Cerita berawal dari sekelompok Cerita berawal dari sekelompok mahasiswa yaitu Nur, Widya, Ayu, Bima, Wahyu, dan Anton yang melakukan kegiatan KKN (Kerja Kuliah Nyata) selama 6 minggu pada akhir tahun 2009. Ayu yang menemukan lokasi di mana kelak mereka akan melakukan KKN yaitu sebuah desa di hutan Alas D**** yang terletak di kota B daerah timur provinsi Jawa Timur. Menurut Ayu desa tersebut masih sangat alami sehingga sangat cocok untuk proker mereka, dan juga kebetulan kakak laki-laki Ayu, Mas Ilham kenal dengan lurah setempat yaitu Pak Prabu. Ayu dan Nur ditemani Mas Ilham ke lokasi terlebih dahulu untuk observasi ke tempat KKN dengan perjalanan dari kota J ke kota B memakan waktu 4-6 jam. Nur mempunyai perasaan yang tidak enak terlebih saat di jalan bertemu dengan kakek-kakek pengemis yang menggelengkan kepala seakan mengisyaratkan untuk tidak pergi ke sana. Sampailah mereka di pinggir hutan. Lokasi desa memang masuk ke dalam hutan dan belum ada jalan mobil untuk akses masuk, sehingga mereka harus dijemput dengan motor oleh warga desa setempat. Sesampainya di desa ada perdebatan serius antara Mas Ilham dan Pak Prabu bahwa desa ini tidak bisa dijadikan lokasi KKN, namun Mas Ilham berhasil membujuk Pak Prabu agar bisa menolong adiknya melaksanakan tugas KKN sebagai bentuk pengabdian kepada masyarakat demi menyelesaikan tugasnya di universitas.
Singkat cerita, berangkatlah Nur, Widya, Ayu, Bima, Wahyu, dan Anton ke desa Penari. Dalam perjalanan Widya menceritakan bahwa ibunya mempunyai firasat buruk dan memintanya untuk mengurungkan niatnya itu. Dalam hati, Nur pun merasakan hal yang sama, apalagi saat melakukan observasi ia sempat melihat sosok makhluk besar dengan tubuh yang dipenuhi bulu, bermata merah dan bertanduk kerbau.

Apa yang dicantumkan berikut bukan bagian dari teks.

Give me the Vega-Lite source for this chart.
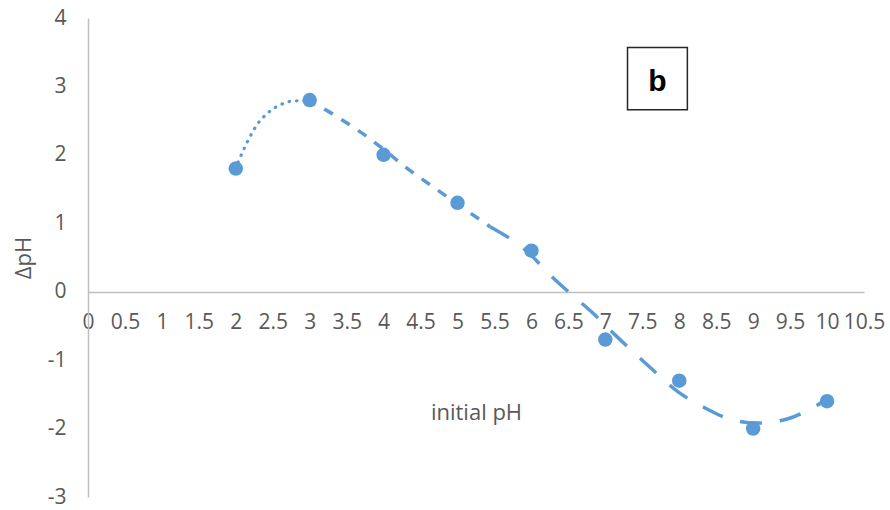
{
  "$schema": "https://vega.github.io/schema/vega-lite/v6.json",
  "width": 776,
  "height": 479,
  "autosize": {"type": "none"},
  "padding": {"left": 88, "top": 18, "right": 26, "bottom": 13},
  "background": "white",
  "config": {
    "view": {"stroke": null},
    "font": "Open Sans",
    "axis": {
      "grid": false, "ticks": false,
      "domainColor": "#bfbfbf", "domainWidth": 1.5,
      "labelFont": "Open Sans", "labelFontSize": 21, "labelColor": "#595959",
      "titleFont": "Open Sans", "titleFontSize": 22, "titleFontWeight": "normal", "titleColor": "#595959",
      "labelExpr": "'' + datum.value"
    },
    "axisX": {"offset": -205, "labelPadding": 19, "labelFlush": false, "labelOverlap": false, "titlePadding": 70},
    "axisY": {"labelPadding": 22, "titlePadding": 12}
  },
  "datasets": {
    "points": [
      {"pH": 2, "dpH": 1.8},
      {"pH": 3, "dpH": 2.8},
      {"pH": 4, "dpH": 2.0},
      {"pH": 5, "dpH": 1.3},
      {"pH": 6, "dpH": 0.6},
      {"pH": 7, "dpH": -0.7},
      {"pH": 8, "dpH": -1.3},
      {"pH": 9, "dpH": -2.0},
      {"pH": 10, "dpH": -1.6}
    ],
    "curve": [
      {"seg": "a", "pH": 2.03, "dpH": 1.89},
      {"seg": "a", "pH": 2.17, "dpH": 2.22},
      {"seg": "a", "pH": 2.28, "dpH": 2.43},
      {"seg": "a", "pH": 2.42, "dpH": 2.6},
      {"seg": "a", "pH": 2.6, "dpH": 2.73},
      {"seg": "a", "pH": 2.8, "dpH": 2.79},
      {"seg": "a", "pH": 2.95, "dpH": 2.79},
      {"seg": "b", "pH": 2.95, "dpH": 2.79},
      {"seg": "b", "pH": 3.23, "dpH": 2.65},
      {"seg": "b", "pH": 3.41, "dpH": 2.53},
      {"seg": "b", "pH": 3.77, "dpH": 2.27},
      {"seg": "b", "pH": 4.0, "dpH": 2.08},
      {"seg": "b", "pH": 4.31, "dpH": 1.81},
      {"seg": "b", "pH": 4.58, "dpH": 1.6},
      {"seg": "b", "pH": 5.0, "dpH": 1.28},
      {"seg": "b", "pH": 5.44, "dpH": 0.95},
      {"seg": "c", "pH": 5.44, "dpH": 0.95},
      {"seg": "c", "pH": 5.98, "dpH": 0.55},
      {"seg": "c", "pH": 6.21, "dpH": 0.29},
      {"seg": "c", "pH": 6.52, "dpH": -0.02},
      {"seg": "c", "pH": 6.82, "dpH": -0.3},
      {"seg": "c", "pH": 7.16, "dpH": -0.66},
      {"seg": "c", "pH": 7.6, "dpH": -1.1},
      {"seg": "c", "pH": 7.98, "dpH": -1.46},
      {"seg": "c", "pH": 8.35, "dpH": -1.7},
      {"seg": "c", "pH": 8.71, "dpH": -1.87},
      {"seg": "c", "pH": 9.05, "dpH": -1.92},
      {"seg": "c", "pH": 9.46, "dpH": -1.86},
      {"seg": "c", "pH": 9.88, "dpH": -1.65},
      {"seg": "c", "pH": 10.0, "dpH": -1.58}
    ],
    "label": [{"x1": 7.3, "x2": 8.11, "y1": 3.57, "y2": 2.66, "xm": 7.705, "ym": 3.07, "txt": "b"}]
  },
  "layer": [
    {
      "data": {"name": "points"},
      "mark": {"type": "point", "filled": true, "opacity": 1, "size": 210, "color": "#5b9bd5"},
      "encoding": {
        "x": {"field": "pH", "type": "quantitative", "scale": {"domain": [0, 10.5], "nice": false},
          "axis": {"values": [0, 0.5, 1, 1.5, 2, 2.5, 3, 3.5, 4, 4.5, 5, 5.5, 6, 6.5, 7, 7.5, 8, 8.5, 9, 9.5, 10, 10.5], "title": "initial pH", "labelFontSize": 21, "titleFontSize": 22, "labelExpr": "'' + datum.value"}},
        "y": {"field": "dpH", "type": "quantitative", "scale": {"domain": [-3, 4], "nice": false},
          "axis": {"values": [-3, -2, -1, 0, 1, 2, 3, 4], "title": "ΔpH", "labelFontSize": 21, "titleFontSize": 22, "labelExpr": "'' + datum.value"}}
      }
    },
    {
      "data": {"name": "curve"},
      "transform": [{"filter": "datum.seg == 'a'"}],
      "mark": {"type": "line", "interpolate": "monotone", "color": "#5b9bd5", "strokeWidth": 3.2, "strokeCap": "round", "strokeDash": [0.5, 7]},
      "encoding": {
        "x": {"field": "pH", "type": "quantitative",
          "axis": {"values": [0, 0.5, 1, 1.5, 2, 2.5, 3, 3.5, 4, 4.5, 5, 5.5, 6, 6.5, 7, 7.5, 8, 8.5, 9, 9.5, 10, 10.5], "title": "initial pH", "labelFontSize": 21, "titleFontSize": 22, "labelExpr": "'' + datum.value"}},
        "y": {"field": "dpH", "type": "quantitative",
          "axis": {"values": [-3, -2, -1, 0, 1, 2, 3, 4], "title": "ΔpH", "labelFontSize": 21, "titleFontSize": 22, "labelExpr": "'' + datum.value"}}
      }
    },
    {
      "data": {"name": "curve"},
      "transform": [{"filter": "datum.seg == 'b'"}],
      "mark": {"type": "line", "interpolate": "monotone", "color": "#5b9bd5", "strokeWidth": 3.5, "strokeDash": [10, 10]},
      "encoding": {
        "x": {"field": "pH", "type": "quantitative",
          "axis": {"values": [0, 0.5, 1, 1.5, 2, 2.5, 3, 3.5, 4, 4.5, 5, 5.5, 6, 6.5, 7, 7.5, 8, 8.5, 9, 9.5, 10, 10.5], "title": "initial pH", "labelFontSize": 21, "titleFontSize": 22, "labelExpr": "'' + datum.value"}},
        "y": {"field": "dpH", "type": "quantitative",
          "axis": {"values": [-3, -2, -1, 0, 1, 2, 3, 4], "title": "ΔpH", "labelFontSize": 21, "titleFontSize": 22, "labelExpr": "'' + datum.value"}}
      }
    },
    {
      "data": {"name": "curve"},
      "transform": [{"filter": "datum.seg == 'c'"}],
      "mark": {"type": "line", "interpolate": "monotone", "color": "#5b9bd5", "strokeWidth": 3.5, "strokeDash": [22, 18]},
      "encoding": {
        "x": {"field": "pH", "type": "quantitative",
          "axis": {"values": [0, 0.5, 1, 1.5, 2, 2.5, 3, 3.5, 4, 4.5, 5, 5.5, 6, 6.5, 7, 7.5, 8, 8.5, 9, 9.5, 10, 10.5], "title": "initial pH", "labelFontSize": 21, "titleFontSize": 22, "labelExpr": "'' + datum.value"}},
        "y": {"field": "dpH", "type": "quantitative",
          "axis": {"values": [-3, -2, -1, 0, 1, 2, 3, 4], "title": "ΔpH", "labelFontSize": 21, "titleFontSize": 22, "labelExpr": "'' + datum.value"}}
      }
    },
    {
      "data": {"name": "label"},
      "mark": {"type": "rect", "fill": "white", "stroke": "#262626", "strokeWidth": 1.5},
      "encoding": {
        "x": {"field": "x1", "type": "quantitative",
          "axis": {"values": [0, 0.5, 1, 1.5, 2, 2.5, 3, 3.5, 4, 4.5, 5, 5.5, 6, 6.5, 7, 7.5, 8, 8.5, 9, 9.5, 10, 10.5], "title": "initial pH", "labelFontSize": 21, "titleFontSize": 22, "labelExpr": "'' + datum.value"}},
        "x2": {"field": "x2"},
        "y": {"field": "y1", "type": "quantitative",
          "axis": {"values": [-3, -2, -1, 0, 1, 2, 3, 4], "title": "ΔpH", "labelFontSize": 21, "titleFontSize": 22, "labelExpr": "'' + datum.value"}},
        "y2": {"field": "y2"}
      }
    },
    {
      "data": {"name": "label"},
      "mark": {"type": "text", "font": "Liberation Sans", "fontWeight": "bold", "fontSize": 30, "color": "black", "baseline": "middle", "align": "center"},
      "encoding": {
        "x": {"field": "xm", "type": "quantitative",
          "axis": {"values": [0, 0.5, 1, 1.5, 2, 2.5, 3, 3.5, 4, 4.5, 5, 5.5, 6, 6.5, 7, 7.5, 8, 8.5, 9, 9.5, 10, 10.5], "title": "initial pH", "labelFontSize": 21, "titleFontSize": 22, "labelExpr": "'' + datum.value"}},
        "y": {"field": "ym", "type": "quantitative",
          "axis": {"values": [-3, -2, -1, 0, 1, 2, 3, 4], "title": "ΔpH", "labelFontSize": 21, "titleFontSize": 22, "labelExpr": "'' + datum.value"}},
        "text": {"field": "txt"}
      }
    }
  ]
}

Makhluk itu menatap ke arah Nur seakan tidak menyukai kedatangan Nur. Nur memang berbeda dari teman-temanya. Gadis berjilbab ini lebih sensitif pada hal-hal supranatural, namun ia juga sosok yang religius. Di perjalanan ini Nur hanya berdoa semoga mereka berangkat dengan utuh dan pulang juga dengan utuh. Mereka menaiki mobil elf. Saat di tempat pemberhentian lampu merah ada pengemis yang menggebrak kaca mobil mereka dan membuat semua orang kaget. Dari bibirnya Nur bisa membaca seperti mengatakan supaya jangan pergi kesana. Tak lama kemudian sampailah mereka di tempat pemberhentian. Akses yang mereka tempuh sama seperti pada saat Ayu dan Nur datang pertama kali kala observasi. Mereka sudah dijemput motor yang akan mengantar mereka masuk ke desa. Sepanjang perjalanan sepi sunyi namun tiba-tiba Widya mendengar suara gamelan dan ia melihat seorang wanita sangat cantik sedang menari dengan anggunnya. Wanita yang menari itu memandang ke arah Widya, kemudian menghilang dari pandangan. Hal serupa pun dialami oleh Nur. Ia juga melihat penari wanita di tengah gelapnya hutan.
Sampailah mereka di desa disambut oleh Pak Prabu. Widya berkata pada Pak Prabu mengapa desa ini pelosok sekali, namun Pak Prabu menyanggah bagaimana bisa dikatakan pelosok karna perjalanan hanya memakan waktu 30 menit dari jalan raya. Widya kebingungan karena yang ia rasakaan adalah perjalanan yang lama sekali. Bukan setengah jam tetapi setengah hari. Saat malam hari listrik menggunakan genset, mereka menggunakan petromax. Saat teman-temannya sudah terlelap, Nur lagi-lagi melihat sosok mata merah mengintipnya. Ia ketakutan dan membaca ayat kursi. Kemudian terdengar suara papan kayu yang digebrak. Makhluk itupun menghilang.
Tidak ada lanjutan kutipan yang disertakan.